Vanity or Insecurity

I do believe that there is a certain amount of vanity in a slave’s desire to be pleasing. Not in the "queen of the world" way, but there is a certain amount of pride that comes from being pleasing. There is a fine line between being proud of being able to give Him pleasure and being haughty in service. I don't serve because I need to "strutting my stuff", but my ego does benefit from being told I have been a good girl, been pleasing and served well. Its encouraging and gives that part of me strength to venture into other areas of service ~ areas that I am not that confident in my ability to serve well.. if that makes any sense?

There is a fine line between serving for the pleasure of the Free and serving for bragging rights amongst the slaves, in a girls humble opinion. A slave understands that slavery is less of a 'Do this Do that' and more of a balancing act between antipodes. Let’s be realistic, anyone can be taught to obey. There is a difference in obeying a direction and serving with the heart. When one learns of the Other, even being proactive in meeting an expected need (ie such as already having His coffee prepared in the mornings) it becomes a balance between the two extremes.
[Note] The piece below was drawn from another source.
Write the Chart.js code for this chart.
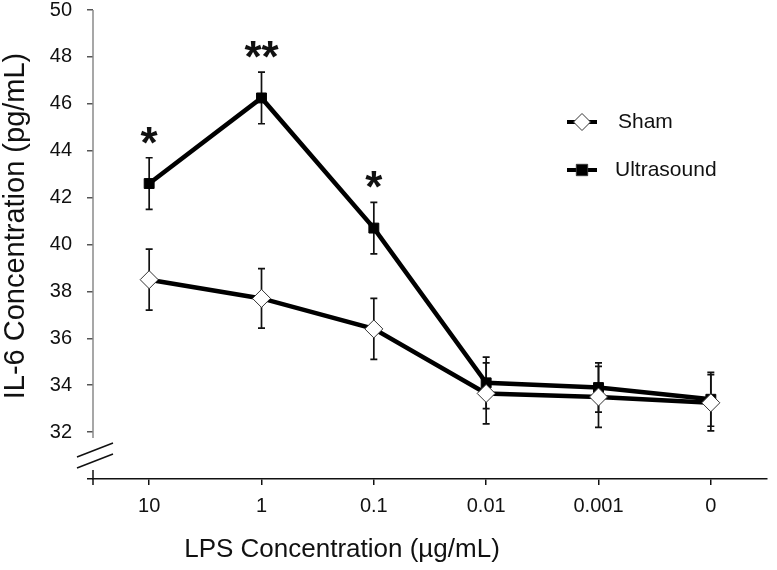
<!DOCTYPE html>
<html>
<head>
<meta charset="utf-8">
<script src="https://cdn.jsdelivr.net/npm/chart.js@4.4.1/dist/chart.umd.min.js"></script>
<style>
html, body { margin: 0; padding: 0; background: #fff; }
#wrap { width: 777px; height: 570px; position: relative; }
</style>
</head>
<body>
<div id="wrap"><canvas id="il6Chart" width="777" height="570"></canvas></div>
<script>
// data
const categories = ["10", "1", "0.1", "0.01", "0.001", "0"];
const shamMeans = [38.5, 37.7, 36.4, 33.65, 33.5, 33.25];
const shamErr = [1.3, 1.27, 1.3, 1.3, 1.3, 1.2];
const usMeans = [42.6, 46.25, 40.7, 34.1, 33.9, 33.4];
const usErr = [1.1, 1.1, 1.1, 1.1, 1.05, 1.15];
const significance = ["*", "**", "*", "", "", ""];
const yTicks = [32, 34, 36, 38, 40, 42, 44, 46, 48, 50];

const FONT = "'Liberation Sans', Arial, sans-serif";

// error bars behind the lines
const errorBars = {
  id: "errorBars",
  beforeDatasetsDraw(chart){
    const ctx = chart.ctx;
    const y = chart.scales.y;
    const errs = [shamErr, usErr];
    ctx.save();
    ctx.strokeStyle = "#111";
    ctx.lineWidth = 1.7;
    chart.data.datasets.forEach((ds, i) => {
      const meta = chart.getDatasetMeta(i);
      meta.data.forEach((pt, j) => {
        const top = y.getPixelForValue(ds.data[j] + errs[i][j]);
        const bot = y.getPixelForValue(ds.data[j] - errs[i][j]);
        ctx.beginPath();
        ctx.moveTo(pt.x, top); ctx.lineTo(pt.x, bot);
        ctx.moveTo(pt.x - 3.5, top); ctx.lineTo(pt.x + 3.5, top);
        ctx.moveTo(pt.x - 3.5, bot); ctx.lineTo(pt.x + 3.5, bot);
        ctx.stroke();
      });
    });
    ctx.restore();
  }
};

// axis line with break, stars, legend, titles
const decorations = {
  id: "decorations",
  afterDraw(chart){
    const ctx = chart.ctx;
    const y = chart.scales.y;
    const left = chart.chartArea.left;
    const bottom = chart.chartArea.bottom;
    ctx.save();

    // y axis (grey) down to the break
    ctx.strokeStyle = "#8a8a8a";
    ctx.lineWidth = 1.5;
    ctx.beginPath();
    ctx.moveTo(left, y.getPixelForValue(50));
    ctx.lineTo(left, y.getPixelForValue(31.75));
    ctx.stroke();

    // break marks
    ctx.strokeStyle = "#111";
    ctx.lineWidth = 1.5;
    ctx.beginPath();
    ctx.moveTo(left - 16, bottom - 22); ctx.lineTo(left + 20, bottom - 36);
    ctx.moveTo(left - 16, bottom - 11); ctx.lineTo(left + 20, bottom - 25);
    ctx.stroke();

    // short piece below break
    ctx.beginPath();
    ctx.moveTo(left, bottom - 9);
    ctx.lineTo(left, bottom + 6);
    ctx.stroke();

    // significance stars
    ctx.fillStyle = "#111";
    ctx.font = "bold 44px " + FONT;
    ctx.textAlign = "center";
    ctx.textBaseline = "alphabetic";
    const usMeta = chart.getDatasetMeta(1);
    significance.forEach((s, j) => {
      if(!s) return;
      const top = y.getPixelForValue(usMeans[j] + usErr[j]);
      ctx.fillText(s, usMeta.data[j].x, top);
    });

    // legend
    const items = [
      {label: "Sham", y: 122, style: "rectRot", r: 8.5, bg: "#fff", tx: 618},
      {label: "Ultrasound", y: 170, style: "rect", r: 8, bg: "#000", tx: 615}
    ];
    items.forEach(it => {
      ctx.strokeStyle = "#000";
      ctx.lineWidth = 4;
      ctx.beginPath();
      ctx.moveTo(567, it.y); ctx.lineTo(597, it.y);
      ctx.stroke();
      ctx.fillStyle = it.bg;
      ctx.strokeStyle = "#333";
      ctx.lineWidth = 1;
      Chart.helpers.drawPoint(ctx, {pointStyle: it.style, radius: it.r, borderWidth: 1}, 582, it.y);
      ctx.fillStyle = "#111";
      ctx.font = "21px " + FONT;
      ctx.textAlign = "left";
      ctx.textBaseline = "middle";
      ctx.fillText(it.label, it.tx, it.y);
    });

    // axis titles
    ctx.fillStyle = "#111";
    ctx.font = "26px " + FONT;
    ctx.textAlign = "center";
    ctx.textBaseline = "middle";
    ctx.fillText("LPS Concentration (\u00b5g/mL)", 342, 550);
    ctx.font = "29px " + FONT;
    ctx.translate(16, 226);
    ctx.rotate(-Math.PI / 2);
    ctx.fillText("IL-6 Concentration (pg/mL)", 0, 0);

    ctx.restore();
  }
};

new Chart(document.getElementById("il6Chart"), {
  type: "line",
  data: {
    labels: categories,
    datasets: [
      {
        label: "Sham",
        data: shamMeans,
        borderColor: "#000",
        borderWidth: 4.5,
        pointStyle: "rectRot",
        pointRadius: 9,
        pointBackgroundColor: "#fff",
        pointBorderColor: "#333",
        pointBorderWidth: 1
      },
      {
        label: "Ultrasound",
        data: usMeans,
        borderColor: "#000",
        borderWidth: 4.5,
        pointStyle: "rect",
        pointRadius: 7,
        pointBackgroundColor: "#000",
        pointBorderColor: "#000",
        pointBorderWidth: 1
      }
    ]
  },
  options: {
    responsive: false,
    animation: false,
    layout: { padding: { top: 7, right: 4, left: 0, bottom: 0 } },
    plugins: {
      legend: { display: false },
      tooltip: { enabled: false }
    },
    scales: {
      x: {
        offset: true,
        grid: { display: true, drawOnChartArea: false, offset: false, tickLength: 6, color: "#111", lineWidth: 1.5 },
        border: { display: true, color: "#111", width: 1.5 },
        ticks: { color: "#111", font: { family: FONT, size: 20 }, padding: 9, maxRotation: 0 },
        afterFit(scale){ scale.height = 91; scale.paddingLeft = 0; scale.paddingRight = 0; }
      },
      y: {
        min: 30,
        max: 50,
        afterBuildTicks(scale){
          scale.ticks = [30].concat(yTicks).map(v => ({ value: v }));
        },
        grid: {
          drawOnChartArea: false,
          tickLength: 6,
          lineWidth: 1.5,
          color: c => c.tick && c.tick.value === 30 ? "#111" : "#555"
        },
        border: { display: false },
        ticks: {
          color: "#111",
          padding: 15,
          font: { family: FONT, size: 20 },
          callback: v => v === 30 ? "" : String(v)
        },
        afterFit(scale){ scale.width = 93; scale.paddingTop = 0; scale.paddingBottom = 0; }
      }
    }
  },
  plugins: [errorBars, decorations]
});
</script>
</body>
</html>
Some argue that a girl needs to be pleasing because she doesn’t value her surrender to Him without it. I do not see it that way. Yes, I am insecure of some areas of service, but confident in other places. My desire to be pleasing isn’t to help anchor insecurities as much as it defines the relationship in my head.

Example:
He is Master, and I am slave.
He is Owner, and I am owned.
He commands, and I obey.
He is to be pleased, and I am to please.
Why is this?
Because He is Master, and I am slave.